§ **WHAT TO PRODUCE**: Both the line containing "The picture is" and the line containing "const isMajorY = v => v % 10 === 0;" belong in the answer, along with every line between them; print exactly those.

§ **THE DATA**:
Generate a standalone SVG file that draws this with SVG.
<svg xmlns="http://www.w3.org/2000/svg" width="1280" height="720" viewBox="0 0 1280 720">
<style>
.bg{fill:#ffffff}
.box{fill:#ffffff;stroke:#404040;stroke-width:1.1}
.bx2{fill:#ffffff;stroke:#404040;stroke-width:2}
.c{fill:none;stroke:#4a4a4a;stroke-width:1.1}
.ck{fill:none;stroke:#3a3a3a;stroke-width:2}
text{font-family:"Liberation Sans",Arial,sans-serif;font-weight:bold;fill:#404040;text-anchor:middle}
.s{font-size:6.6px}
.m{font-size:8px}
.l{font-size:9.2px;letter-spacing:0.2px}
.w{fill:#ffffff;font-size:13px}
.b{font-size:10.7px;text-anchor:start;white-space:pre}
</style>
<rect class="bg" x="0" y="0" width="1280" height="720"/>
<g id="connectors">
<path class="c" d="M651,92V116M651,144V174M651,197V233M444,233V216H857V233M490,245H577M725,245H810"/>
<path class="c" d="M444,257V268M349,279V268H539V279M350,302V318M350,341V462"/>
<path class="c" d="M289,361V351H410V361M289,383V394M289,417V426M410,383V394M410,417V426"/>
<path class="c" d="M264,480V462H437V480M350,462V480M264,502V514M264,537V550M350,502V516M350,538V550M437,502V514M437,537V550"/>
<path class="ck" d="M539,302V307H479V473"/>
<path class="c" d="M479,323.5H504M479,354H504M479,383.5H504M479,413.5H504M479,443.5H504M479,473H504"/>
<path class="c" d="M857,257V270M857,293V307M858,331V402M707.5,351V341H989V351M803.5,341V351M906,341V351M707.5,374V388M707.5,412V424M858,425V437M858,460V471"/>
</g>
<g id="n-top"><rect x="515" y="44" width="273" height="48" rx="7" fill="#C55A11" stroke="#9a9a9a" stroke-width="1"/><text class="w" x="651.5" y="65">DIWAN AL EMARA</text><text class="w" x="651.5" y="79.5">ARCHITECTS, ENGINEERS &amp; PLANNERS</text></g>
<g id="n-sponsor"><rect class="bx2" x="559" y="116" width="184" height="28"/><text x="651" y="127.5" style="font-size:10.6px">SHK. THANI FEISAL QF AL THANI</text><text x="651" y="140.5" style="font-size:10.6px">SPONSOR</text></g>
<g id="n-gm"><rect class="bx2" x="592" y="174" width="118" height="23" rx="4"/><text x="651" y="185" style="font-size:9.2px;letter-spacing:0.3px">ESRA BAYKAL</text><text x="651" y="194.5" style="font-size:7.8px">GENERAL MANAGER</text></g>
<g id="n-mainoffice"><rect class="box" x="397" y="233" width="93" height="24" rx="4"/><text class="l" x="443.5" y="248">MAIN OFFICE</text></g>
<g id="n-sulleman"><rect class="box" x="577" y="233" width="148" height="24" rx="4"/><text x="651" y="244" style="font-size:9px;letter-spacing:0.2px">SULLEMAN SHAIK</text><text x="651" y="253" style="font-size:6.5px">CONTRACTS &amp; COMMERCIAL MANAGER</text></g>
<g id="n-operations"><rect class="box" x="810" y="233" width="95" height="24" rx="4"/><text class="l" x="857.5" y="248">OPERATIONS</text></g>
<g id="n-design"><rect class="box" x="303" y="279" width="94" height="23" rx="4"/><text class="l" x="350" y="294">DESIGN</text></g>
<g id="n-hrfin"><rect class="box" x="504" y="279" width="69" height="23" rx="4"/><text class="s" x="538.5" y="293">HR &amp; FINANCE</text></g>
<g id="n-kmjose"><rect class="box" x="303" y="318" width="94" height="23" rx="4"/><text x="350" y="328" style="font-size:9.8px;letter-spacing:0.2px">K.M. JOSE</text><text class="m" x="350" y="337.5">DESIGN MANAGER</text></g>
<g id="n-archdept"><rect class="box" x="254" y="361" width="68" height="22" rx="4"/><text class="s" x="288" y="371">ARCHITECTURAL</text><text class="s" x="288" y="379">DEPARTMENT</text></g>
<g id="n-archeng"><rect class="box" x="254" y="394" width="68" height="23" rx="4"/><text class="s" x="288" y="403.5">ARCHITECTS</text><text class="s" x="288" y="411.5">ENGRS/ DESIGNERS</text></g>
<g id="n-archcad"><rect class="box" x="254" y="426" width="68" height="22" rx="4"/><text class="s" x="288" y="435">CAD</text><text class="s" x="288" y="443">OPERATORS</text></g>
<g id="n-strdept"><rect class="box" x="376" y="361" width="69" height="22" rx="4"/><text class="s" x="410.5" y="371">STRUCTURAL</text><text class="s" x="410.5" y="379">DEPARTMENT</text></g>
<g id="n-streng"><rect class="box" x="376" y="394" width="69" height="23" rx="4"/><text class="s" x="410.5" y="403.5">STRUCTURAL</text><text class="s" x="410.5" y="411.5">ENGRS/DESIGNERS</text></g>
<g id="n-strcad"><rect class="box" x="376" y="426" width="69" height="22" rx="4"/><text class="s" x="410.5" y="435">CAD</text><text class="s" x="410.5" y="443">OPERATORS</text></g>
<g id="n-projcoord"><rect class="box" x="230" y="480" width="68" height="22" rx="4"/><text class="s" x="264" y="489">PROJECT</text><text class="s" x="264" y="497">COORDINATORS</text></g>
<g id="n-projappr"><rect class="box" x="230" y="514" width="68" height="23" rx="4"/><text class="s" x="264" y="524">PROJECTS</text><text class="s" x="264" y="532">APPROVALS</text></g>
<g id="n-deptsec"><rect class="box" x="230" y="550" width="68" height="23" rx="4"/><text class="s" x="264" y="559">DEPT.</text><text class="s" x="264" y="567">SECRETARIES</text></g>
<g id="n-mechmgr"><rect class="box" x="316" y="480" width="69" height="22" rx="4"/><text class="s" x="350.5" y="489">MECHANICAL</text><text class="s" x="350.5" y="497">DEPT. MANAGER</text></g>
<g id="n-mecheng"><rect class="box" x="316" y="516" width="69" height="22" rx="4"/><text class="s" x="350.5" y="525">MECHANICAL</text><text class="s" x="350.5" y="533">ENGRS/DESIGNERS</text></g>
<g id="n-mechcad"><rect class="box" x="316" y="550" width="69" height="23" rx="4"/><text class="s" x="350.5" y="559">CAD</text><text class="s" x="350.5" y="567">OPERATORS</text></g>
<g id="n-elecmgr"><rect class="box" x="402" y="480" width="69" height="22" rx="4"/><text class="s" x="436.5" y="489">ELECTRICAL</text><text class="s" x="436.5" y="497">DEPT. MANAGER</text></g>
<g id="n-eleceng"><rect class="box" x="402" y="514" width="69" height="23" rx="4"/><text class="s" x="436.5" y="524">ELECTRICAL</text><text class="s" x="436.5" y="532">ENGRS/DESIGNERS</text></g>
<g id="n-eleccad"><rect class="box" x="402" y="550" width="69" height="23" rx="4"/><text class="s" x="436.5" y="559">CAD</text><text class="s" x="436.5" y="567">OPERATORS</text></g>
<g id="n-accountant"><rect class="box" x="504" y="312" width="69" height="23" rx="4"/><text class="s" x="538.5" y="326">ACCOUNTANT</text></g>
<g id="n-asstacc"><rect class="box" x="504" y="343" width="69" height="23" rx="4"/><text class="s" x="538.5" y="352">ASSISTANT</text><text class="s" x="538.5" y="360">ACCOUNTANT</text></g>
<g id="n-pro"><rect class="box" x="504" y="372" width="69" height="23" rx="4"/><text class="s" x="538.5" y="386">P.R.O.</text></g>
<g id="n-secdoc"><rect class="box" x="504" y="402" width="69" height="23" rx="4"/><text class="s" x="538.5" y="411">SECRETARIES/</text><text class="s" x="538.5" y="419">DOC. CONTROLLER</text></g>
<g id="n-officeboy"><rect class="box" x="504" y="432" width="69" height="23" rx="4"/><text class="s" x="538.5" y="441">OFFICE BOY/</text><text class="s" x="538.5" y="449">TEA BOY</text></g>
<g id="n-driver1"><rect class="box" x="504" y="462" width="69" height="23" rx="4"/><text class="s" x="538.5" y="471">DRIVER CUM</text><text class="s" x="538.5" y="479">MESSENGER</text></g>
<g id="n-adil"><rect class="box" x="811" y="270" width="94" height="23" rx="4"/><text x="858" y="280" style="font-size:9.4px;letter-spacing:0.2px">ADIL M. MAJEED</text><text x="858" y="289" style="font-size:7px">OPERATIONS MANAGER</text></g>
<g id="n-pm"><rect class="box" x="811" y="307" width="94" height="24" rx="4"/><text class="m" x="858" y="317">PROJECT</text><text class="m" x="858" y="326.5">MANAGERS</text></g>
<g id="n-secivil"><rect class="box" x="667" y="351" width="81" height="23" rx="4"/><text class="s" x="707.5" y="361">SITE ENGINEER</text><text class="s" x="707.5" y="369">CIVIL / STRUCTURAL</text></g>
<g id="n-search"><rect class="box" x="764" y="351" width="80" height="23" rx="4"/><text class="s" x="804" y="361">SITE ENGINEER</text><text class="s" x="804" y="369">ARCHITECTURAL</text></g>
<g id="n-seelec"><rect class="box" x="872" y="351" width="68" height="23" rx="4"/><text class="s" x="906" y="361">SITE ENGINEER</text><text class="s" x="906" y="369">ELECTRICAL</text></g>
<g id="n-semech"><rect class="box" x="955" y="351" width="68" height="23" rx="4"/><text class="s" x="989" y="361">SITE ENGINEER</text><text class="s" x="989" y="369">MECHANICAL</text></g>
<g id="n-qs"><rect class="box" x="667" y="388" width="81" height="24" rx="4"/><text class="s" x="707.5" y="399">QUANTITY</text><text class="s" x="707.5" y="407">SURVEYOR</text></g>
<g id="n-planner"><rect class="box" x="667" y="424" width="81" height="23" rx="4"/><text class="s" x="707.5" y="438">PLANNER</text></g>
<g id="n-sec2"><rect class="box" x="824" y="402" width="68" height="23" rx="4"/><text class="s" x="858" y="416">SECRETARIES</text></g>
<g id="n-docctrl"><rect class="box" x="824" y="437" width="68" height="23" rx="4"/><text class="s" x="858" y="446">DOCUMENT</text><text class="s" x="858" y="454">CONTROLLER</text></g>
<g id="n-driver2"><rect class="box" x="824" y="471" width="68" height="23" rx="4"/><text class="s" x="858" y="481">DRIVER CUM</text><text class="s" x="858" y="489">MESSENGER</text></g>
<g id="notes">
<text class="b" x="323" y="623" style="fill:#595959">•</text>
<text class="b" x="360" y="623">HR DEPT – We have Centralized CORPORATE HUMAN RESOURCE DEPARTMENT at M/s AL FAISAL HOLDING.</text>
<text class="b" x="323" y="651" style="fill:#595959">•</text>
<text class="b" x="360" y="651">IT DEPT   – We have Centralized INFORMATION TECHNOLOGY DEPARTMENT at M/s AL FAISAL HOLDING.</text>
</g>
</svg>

---

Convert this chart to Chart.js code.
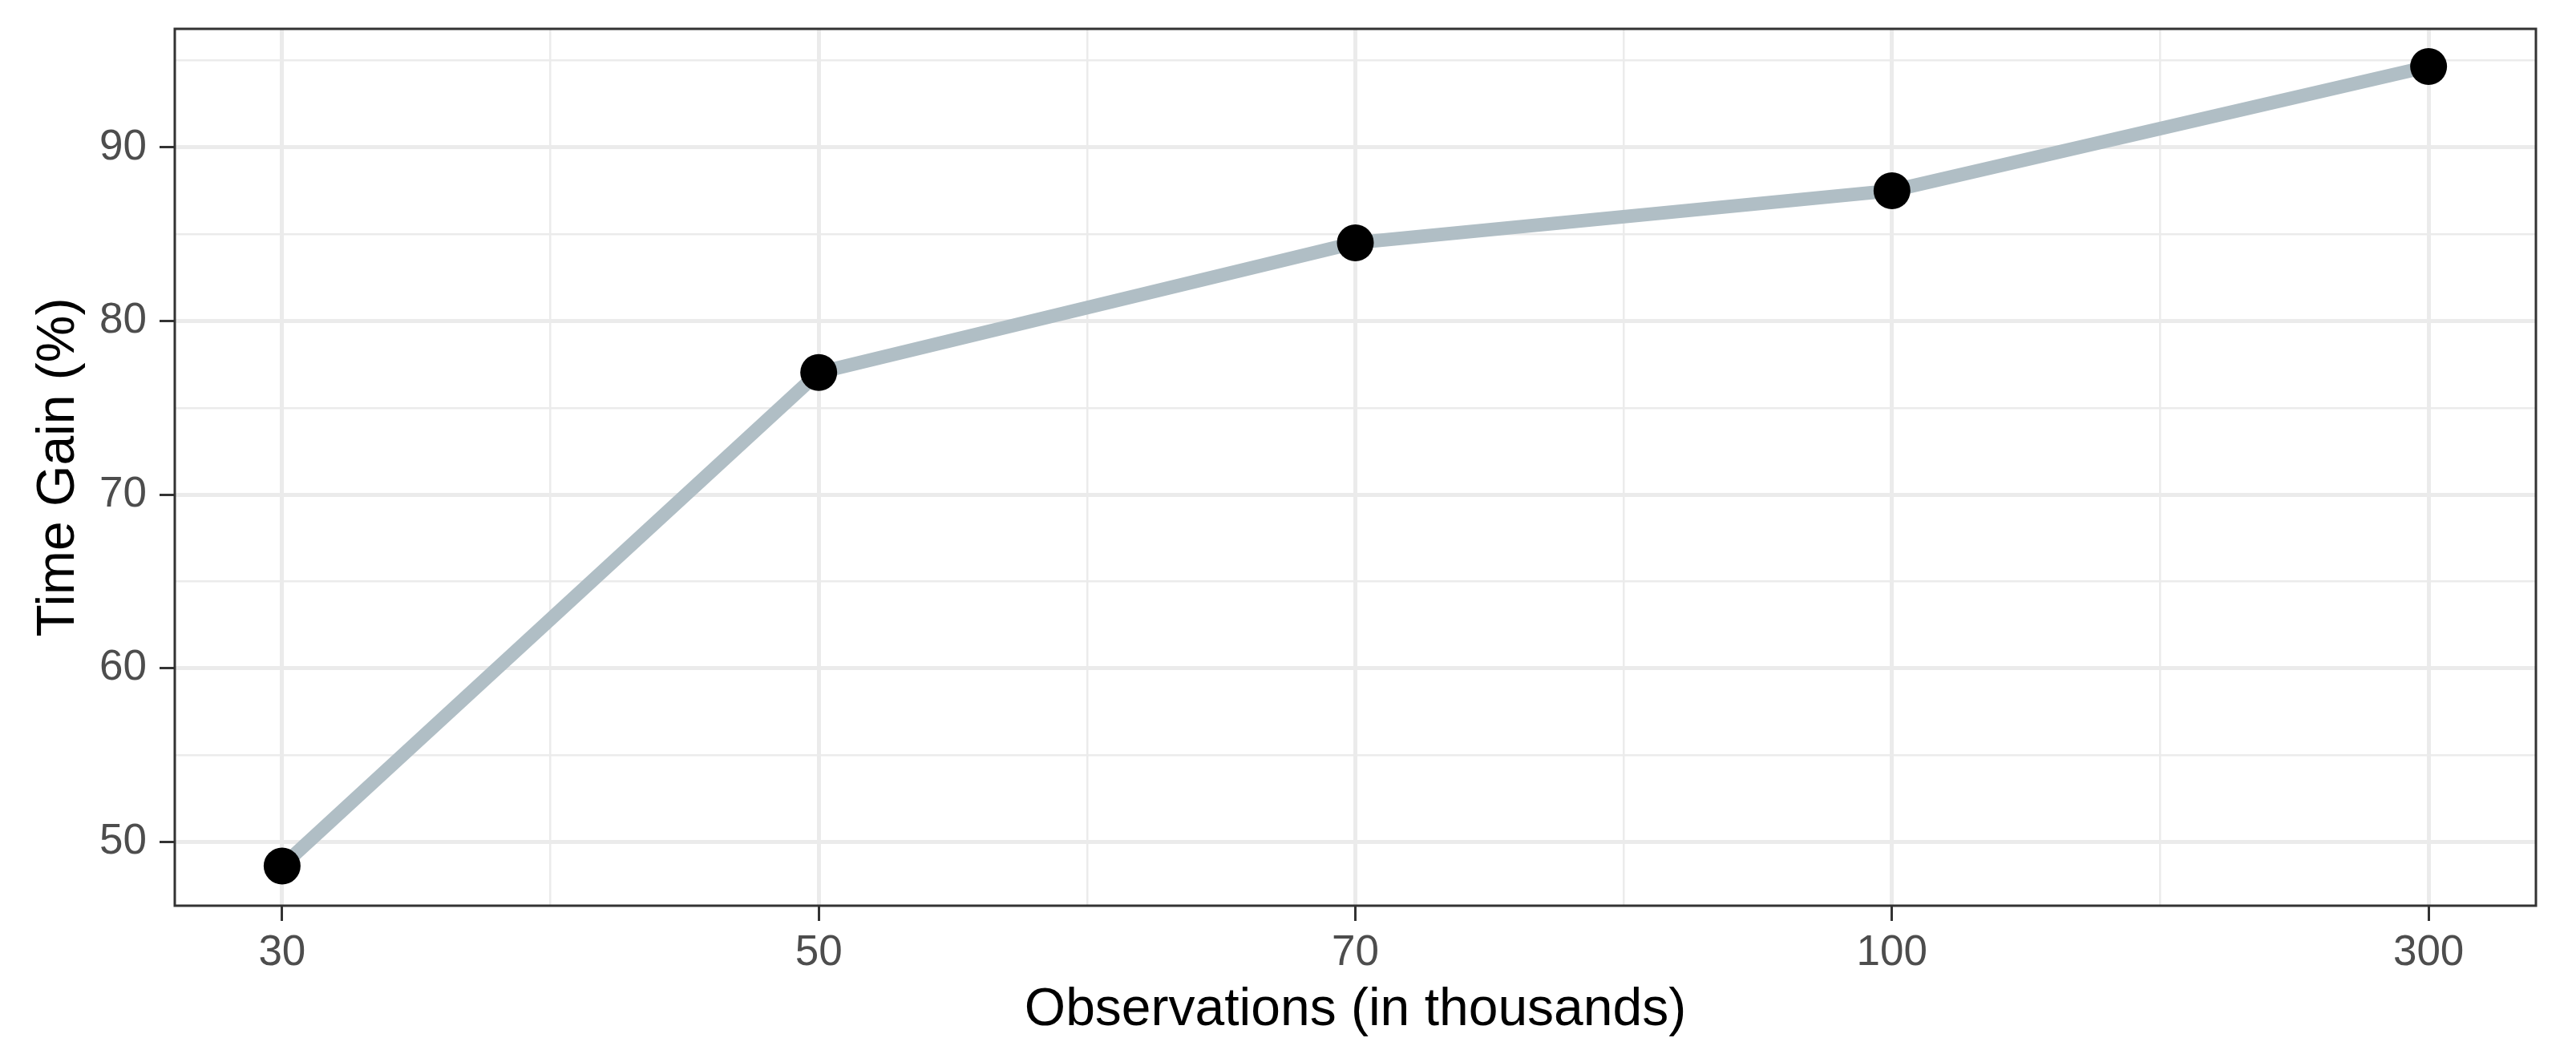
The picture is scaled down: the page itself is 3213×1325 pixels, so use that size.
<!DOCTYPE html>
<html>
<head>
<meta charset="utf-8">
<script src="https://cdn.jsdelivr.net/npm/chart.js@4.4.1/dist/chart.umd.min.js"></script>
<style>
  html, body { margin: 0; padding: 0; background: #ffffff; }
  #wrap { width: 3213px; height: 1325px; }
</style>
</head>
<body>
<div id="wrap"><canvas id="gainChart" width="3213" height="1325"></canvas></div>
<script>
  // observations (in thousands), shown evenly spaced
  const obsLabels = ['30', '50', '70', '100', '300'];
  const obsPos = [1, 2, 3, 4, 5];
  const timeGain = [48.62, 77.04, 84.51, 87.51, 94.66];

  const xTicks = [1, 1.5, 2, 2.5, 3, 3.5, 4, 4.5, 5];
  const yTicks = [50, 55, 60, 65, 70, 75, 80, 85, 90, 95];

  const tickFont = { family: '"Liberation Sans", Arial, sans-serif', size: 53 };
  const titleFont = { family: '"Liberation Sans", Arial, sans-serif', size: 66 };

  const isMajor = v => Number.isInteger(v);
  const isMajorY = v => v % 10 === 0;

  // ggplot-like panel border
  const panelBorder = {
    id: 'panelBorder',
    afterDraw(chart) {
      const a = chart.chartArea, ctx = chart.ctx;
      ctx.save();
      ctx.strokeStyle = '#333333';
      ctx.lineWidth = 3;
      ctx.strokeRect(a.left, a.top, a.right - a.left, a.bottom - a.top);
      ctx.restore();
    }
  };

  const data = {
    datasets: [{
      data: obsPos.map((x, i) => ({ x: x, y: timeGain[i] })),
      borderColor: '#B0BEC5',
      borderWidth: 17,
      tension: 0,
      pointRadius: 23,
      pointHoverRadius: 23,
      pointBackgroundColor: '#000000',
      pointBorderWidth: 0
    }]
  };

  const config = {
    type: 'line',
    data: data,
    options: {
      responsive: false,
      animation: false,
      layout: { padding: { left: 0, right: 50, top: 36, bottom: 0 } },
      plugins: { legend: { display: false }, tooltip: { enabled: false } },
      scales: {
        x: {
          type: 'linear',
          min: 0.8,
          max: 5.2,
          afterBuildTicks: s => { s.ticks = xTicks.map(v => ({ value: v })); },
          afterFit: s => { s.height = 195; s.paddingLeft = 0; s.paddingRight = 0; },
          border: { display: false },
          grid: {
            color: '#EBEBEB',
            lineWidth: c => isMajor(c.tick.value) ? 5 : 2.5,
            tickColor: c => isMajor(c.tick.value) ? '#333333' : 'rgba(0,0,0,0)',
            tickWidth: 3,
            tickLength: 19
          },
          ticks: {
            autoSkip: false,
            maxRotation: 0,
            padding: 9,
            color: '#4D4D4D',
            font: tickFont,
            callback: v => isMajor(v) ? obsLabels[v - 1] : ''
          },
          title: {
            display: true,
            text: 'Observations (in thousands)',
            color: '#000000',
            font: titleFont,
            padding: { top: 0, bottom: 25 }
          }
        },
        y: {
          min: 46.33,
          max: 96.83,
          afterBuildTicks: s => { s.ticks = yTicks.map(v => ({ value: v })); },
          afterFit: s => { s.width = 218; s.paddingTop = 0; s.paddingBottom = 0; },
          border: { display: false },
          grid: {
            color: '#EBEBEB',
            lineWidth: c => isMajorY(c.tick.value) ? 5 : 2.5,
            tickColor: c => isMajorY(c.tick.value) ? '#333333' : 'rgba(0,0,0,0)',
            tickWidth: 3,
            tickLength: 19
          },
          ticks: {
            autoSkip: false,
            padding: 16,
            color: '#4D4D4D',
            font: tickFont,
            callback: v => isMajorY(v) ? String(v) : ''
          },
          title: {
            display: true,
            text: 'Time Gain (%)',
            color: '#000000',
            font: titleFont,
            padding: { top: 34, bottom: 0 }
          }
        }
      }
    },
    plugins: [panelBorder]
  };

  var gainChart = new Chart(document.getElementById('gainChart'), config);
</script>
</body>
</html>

§ **THE RESPONSE**:
The picture is scaled down: the page itself is 3213×1325 pixels, so use that size.
<!DOCTYPE html>
<html>
<head>
<meta charset="utf-8">
<script src="https://cdn.jsdelivr.net/npm/chart.js@4.4.1/dist/chart.umd.min.js"></script>
<style>
  html, body { margin: 0; padding: 0; background: #ffffff; }
  #wrap { width: 3213px; height: 1325px; }
</style>
</head>
<body>
<div id="wrap"><canvas id="gainChart" width="3213" height="1325"></canvas></div>
<script>
  // observations (in thousands), shown evenly spaced
  const obsLabels = ['30', '50', '70', '100', '300'];
  const obsPos = [1, 2, 3, 4, 5];
  const timeGain = [48.62, 77.04, 84.51, 87.51, 94.66];

  const xTicks = [1, 1.5, 2, 2.5, 3, 3.5, 4, 4.5, 5];
  const yTicks = [50, 55, 60, 65, 70, 75, 80, 85, 90, 95];

  const tickFont = { family: '"Liberation Sans", Arial, sans-serif', size: 53 };
  const titleFont = { family: '"Liberation Sans", Arial, sans-serif', size: 66 };

  const isMajor = v => Number.isInteger(v);
  const isMajorY = v => v % 10 === 0;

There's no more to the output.